Archive for August 21, 2008

where’s my tumtum

I got a response from the woman who bought the doll, the chair was broken. I didn’t pack it securely enough. Oh well. I am not selling the others on E-Bay, it cost me money. I will list them on Craigs List when I get home. I keep meaning to but forgetting to. I really need to go now. It is lunch time and I am tired and unhappy.

My stomach is back on its roller coaster ride. I wonder if it is the Kashi bars, after all, they do have wheat and apple in them. Ok, now I have forgotten what else I wanted to say and now I have to go.
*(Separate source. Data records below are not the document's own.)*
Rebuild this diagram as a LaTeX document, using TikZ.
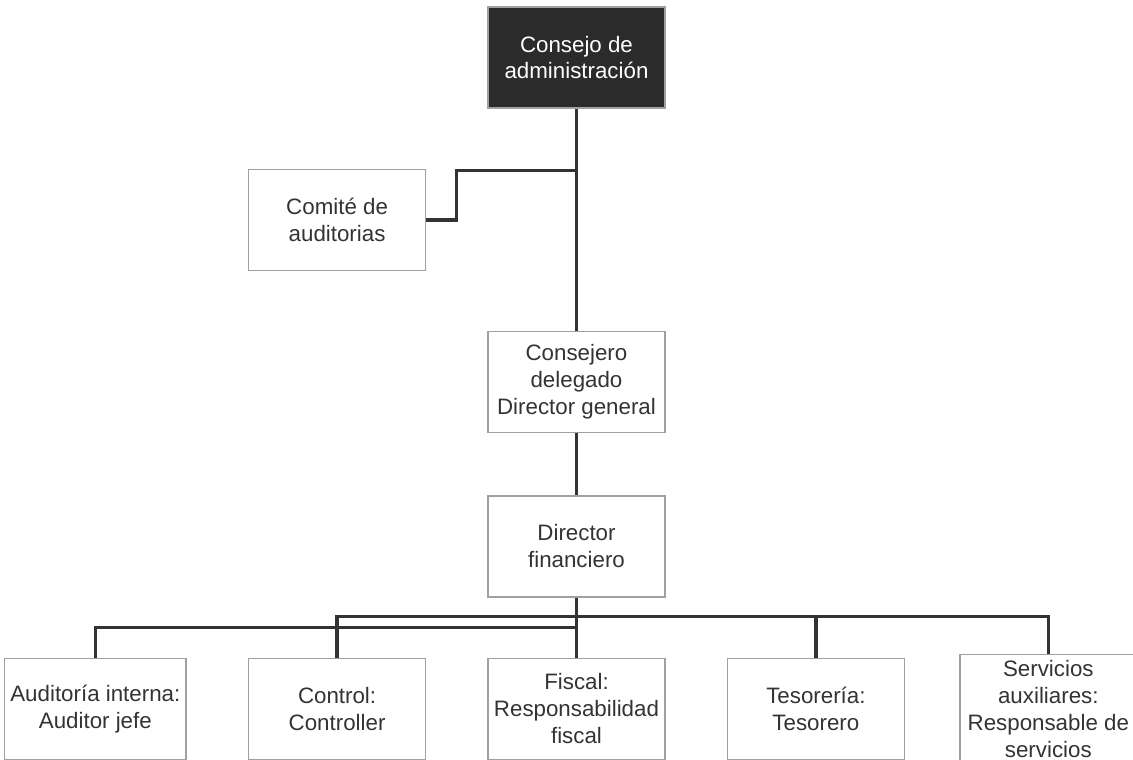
\documentclass[tikz,border=0pt]{standalone}
\usepackage{fontspec}
\setmainfont{Liberation Sans}
\usetikzlibrary{positioning}
\definecolor{boxgray}{HTML}{A0A0A0}
\definecolor{linegray}{HTML}{333333}
\definecolor{boarddark}{HTML}{2B2B2B}
\def\H{2.02cm}
\def\W{3.54cm}
\def\distV{4.44cm}
\def\distVs{1.24cm}
\def\distH{1.22cm}
\tikzstyle{every node} = [font=\fontsize{12.7}{15.3}\selectfont]
\tikzstyle{unit}  = [rectangle, minimum width=\W, minimum height=\H, align=center, draw=boxgray, line width=0.8pt, text=black!80]
\tikzstyle{board} = [unit, fill=boarddark, draw=boxgray, text=white]
\tikzstyle{link}  = [draw=linegray, line width=2pt]

\begin{document}
\begin{tikzpicture}
\useasboundingbox (-11.53,1.15) rectangle (11.13,-14.03);
% Objects
    % Board and committee
    \node (board)  [board]                                  {Consejo de\\administración};
    \node (audit)  [unit, left=\distH of board, yshift=-3.25cm] {Comité de\\auditorias};
    % Executives
    \node (ceo)    [unit, below=\distV of board]            {Consejero\\delegado\\Director general};
    \node (cfo)    [unit, below=\distVs of ceo]             {Director\\financiero};
    % Departments
    \node (fisc)   [unit, below=1.2cm of cfo]               {Fiscal:\\Responsabilidad\\fiscal};
    \node (ctrl)   [unit, left=\distH of fisc]              {Control:\\Controller};
    \node (intern) [unit, left=\distH of ctrl]              {Auditoría interna:\\Auditor jefe};
    \node (treas)  [unit, right=\distH of fisc]             {Tesorería:\\Tesorero};
    \node (serv)   [unit, right=\distH-0.14cm of treas]     {Servicios\\auxiliares:\\Responsable de\\servicios};
    % Junctions
    \coordinate (tap)  at ([yshift=-1.24cm]board.south);
    \coordinate (busA) at ([yshift=-0.38cm]cfo.south);
    \coordinate (busB) at ([yshift=-0.60cm]cfo.south);

% Arrows
    % Top
    \draw [link] (board) -- (ceo);
    \draw [link] (audit.east) -- ++(0.6,0) |- (tap);
    \draw [link] (ceo)   -- (cfo);
    % Departments
    \draw [link] (cfo)   -- (fisc);
    \draw [link] (ctrl)  |- (busA) -| (serv);
    \draw [link] (treas) -- (treas |- busA);
    \draw [link] (intern) |- (busB);
\end{tikzpicture}
\end{document}
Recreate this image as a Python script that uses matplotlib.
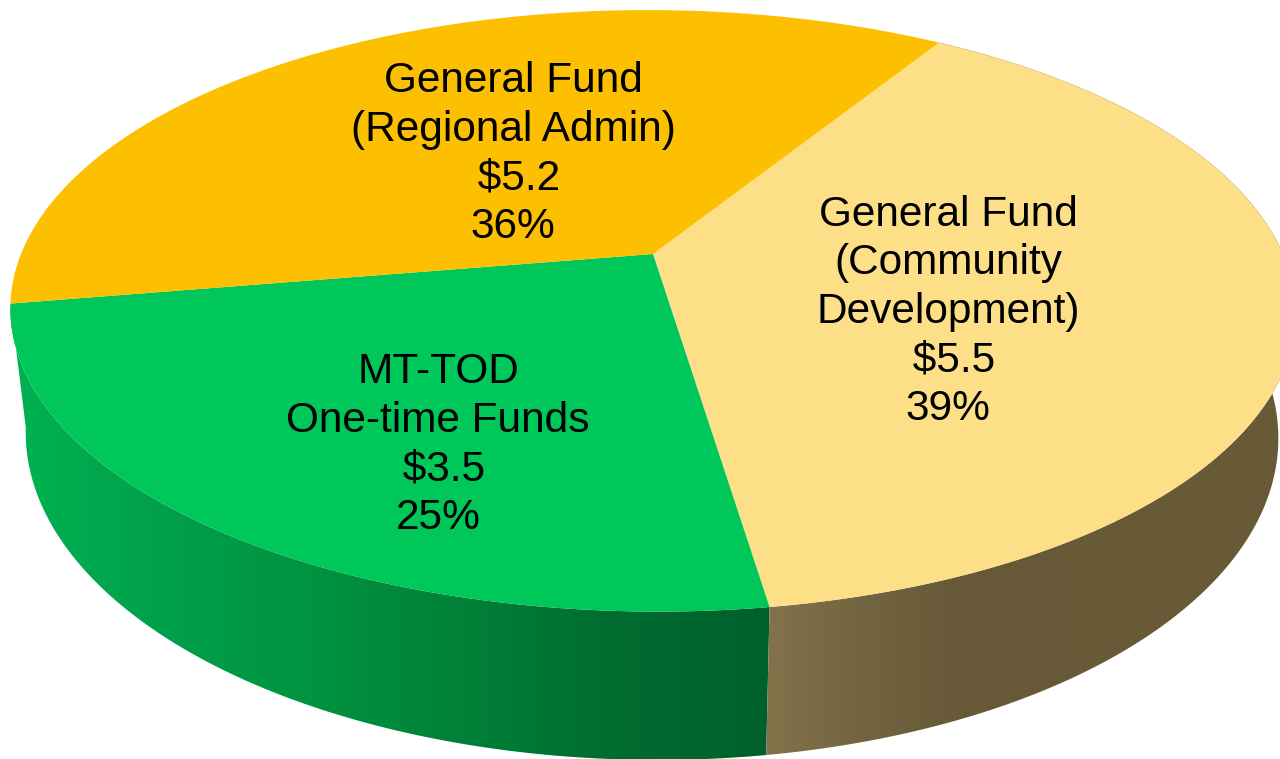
import numpy as np
import matplotlib
matplotlib.use("Agg")
import matplotlib.pyplot as plt
from matplotlib.colors import LinearSegmentedColormap
from matplotlib.patches import Polygon

# daten
names = ["General Fund\n(Community\nDevelopment)", "MT-TOD\nOne-time Funds", "General Fund\n(Regional Admin)"]
values = [5.5, 3.5, 5.2]
percents = ["39%", "25%", "36%"]

top_colors = ["#FCDF87", "#00C759", "#FCC000"]
label_pos = [(948, 312), (438, 445), (513, 154)]

start_angle = 32.3
k = 0.189  # perspektive vorne/hinten
shear = 0.017

plt.rcParams["font.family"] = ["Liberation Sans", "DejaVu Sans"]

fig = plt.figure(figsize=(12.8, 7.59), dpi=100)
ax = fig.add_axes([0, 0, 1, 1])
ax.set_xlim(0, 1280)
ax.set_ylim(759, 0)
ax.axis("off")


# winkel (grad, im uhrzeigersinn von oben) auf die obere oder untere flaeche abbilden
def rim(angle, cx, cy, a, b):
    t = np.radians(angle)
    u = np.sin(t)
    v = np.cos(t)
    w = 1 + k * v
    y = cy - b * v / w
    return cx + a * u / w + shear * (y - cy), y


def top_rim(angle):
    return rim(angle, 652, 254, 631, 290)


def bottom_rim(angle):
    return rim(angle, 651, 374, 615, 313)


def side(a1, a2, c_list, x1, x2):
    ang = np.linspace(a1, a2, 300)
    xt, yt = top_rim(ang)
    xb, yb = bottom_rim(ang[::-1])
    poly = Polygon(np.column_stack([np.r_[xt, xb], np.r_[yt, yb]]), closed=True,
                   facecolor="none", edgecolor="none")
    ax.add_patch(poly)
    cmap = LinearSegmentedColormap.from_list("s", c_list)
    grad = np.linspace(0, 1, 256).reshape(1, -1)
    im = ax.imshow(grad, cmap=cmap, extent=[x1, x2, 759, 0], aspect="auto", zorder=1)
    im.set_clip_path(poly)


edges = start_angle + np.r_[0, np.cumsum(values)] / np.sum(values) * 360

# seitenflaechen (nur die vorderen zwei sind zu sehen)
side(edges[1], edges[2], ["#00B252", "#00A04A", "#009340", "#008038", "#006C30", "#00602B", "#00602B"], 10, 922)
side(edges[0], edges[1], ["#84744C", "#726440", "#675937", "#685A37", "#685A37", "#685A37"], 760, 1285)
ax.set_xlim(0, 1280)
ax.set_ylim(759, 0)

# deckel
for i in range(3):
    ang = np.linspace(edges[i], edges[i + 1], 300)
    x, y = top_rim(ang)
    ax.add_patch(Polygon(np.column_stack([np.r_[653, x], np.r_[254, y]]), closed=True,
                         facecolor=top_colors[i], edgecolor="none", zorder=2))

# beschriftung (vor dem dollar steht im original ein leerzeichen)
for i in range(3):
    txt = names[i] + "\n \\$" + f"{values[i]:.1f}" + "\n" + percents[i]
    ax.text(label_pos[i][0], label_pos[i][1], txt, ha="center", va="center",
            multialignment="center", fontsize=30.5, color="black", linespacing=1.277, zorder=3)

fig.savefig("out.png", dpi=100, facecolor="white")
Got a cookie and a beer on the way home. That is my preferred snack since the popcorn the other day made me sick. Funny how cookies and beer don’t. You would think beer would aggravate an upset tummy. I laid down when I got home and fell asleep and so I missed dinner. It was hot dogs and beans, yum. So when I got up I made a sandwich: on a hamburger roll I put margarine, cinnamon honey and Habanero cheese. Now that was good!


>M sent this to me:

I have to share this with you.

In Lebanon, men are legally allowed to have sex with animals, but the animals must be female. Having sexual relations with a male animal is punishable by death.

(Like THAT makes sense.)

In Bahrain, a male doctor may legally examine a woman’s genitals, but is prohibited from looking directly at them during the examination. He may only see their reflection in a mirror.

(Do they look different reversed?)

Muslims are banned from looking at the genitals of a corpse. This also applies to undertakers. The sex organs of the deceased must be covered with a brick or piece of wood at all times.

(A brick?)

The penalty for masturbation in Indonesia is decapitation.

(Much worse than ‘going blind!’)

There are men in Guam whose full-time job is to travel the countryside and deflower young virgins, who pay them for the privilege of having sex for the first time
Reason: under Guam law, it is expressly forbidden for virgins to marry.

(Let’s just think for a minute; is there any job anywhere else in the world that even comes close to this?)

In Hong Kong, a betrayed wife is legally allowed to kill her adulterous husband, but may only do so with her bare hands.
The husband’s illicit lover, on the other hand, may be killed in any manner desired.

(Ah! Justice!)

Topless saleswomen are legal in Liverpool, England – but only in tropical fish stores.

(But of course!)

In Cali, Colombia, a woman may only have sex with her husband, and the first time this happens, her mother must be in the room to witness the act.

(Makes one shudder at the thought.)

In Santa Cruz, Bolivia, it is illegal for a man to have sex with a woman and her daughter at the same time.

(I presume this was a big enough problem that they had to pass this law?)

In Maryland, it is illegal to sell condoms from vending machines with one exception: Prophylactics may be dispensed from a vending machine only ‘in places where alcoholic beverages are sold for consumption on the premises.’

(Is this a great country or what?
Well, not as great as Guam!)

Banging your head against a wall
uses 150 calories an hour.

(Who volunteers for these tests?)

Humans and dolphins are the only species that have sex for pleasure.

(Is that why Flipper was always smiling?)

The ant can lift 50 times its own weight, can pull 30 times its own weight and always falls over on its right side when intoxicated. (From drinking little bottles of???)

(Did our government pay for this research??)

Butterflies taste with their feet.

(Ah, geez.)

An ostrich’s eye is bigger than its brain.

(I know some people like that.)

Starfish don’t have brains.

(I know some people like that, too.)

And, the best for last?
Turtles can breathe through their butts.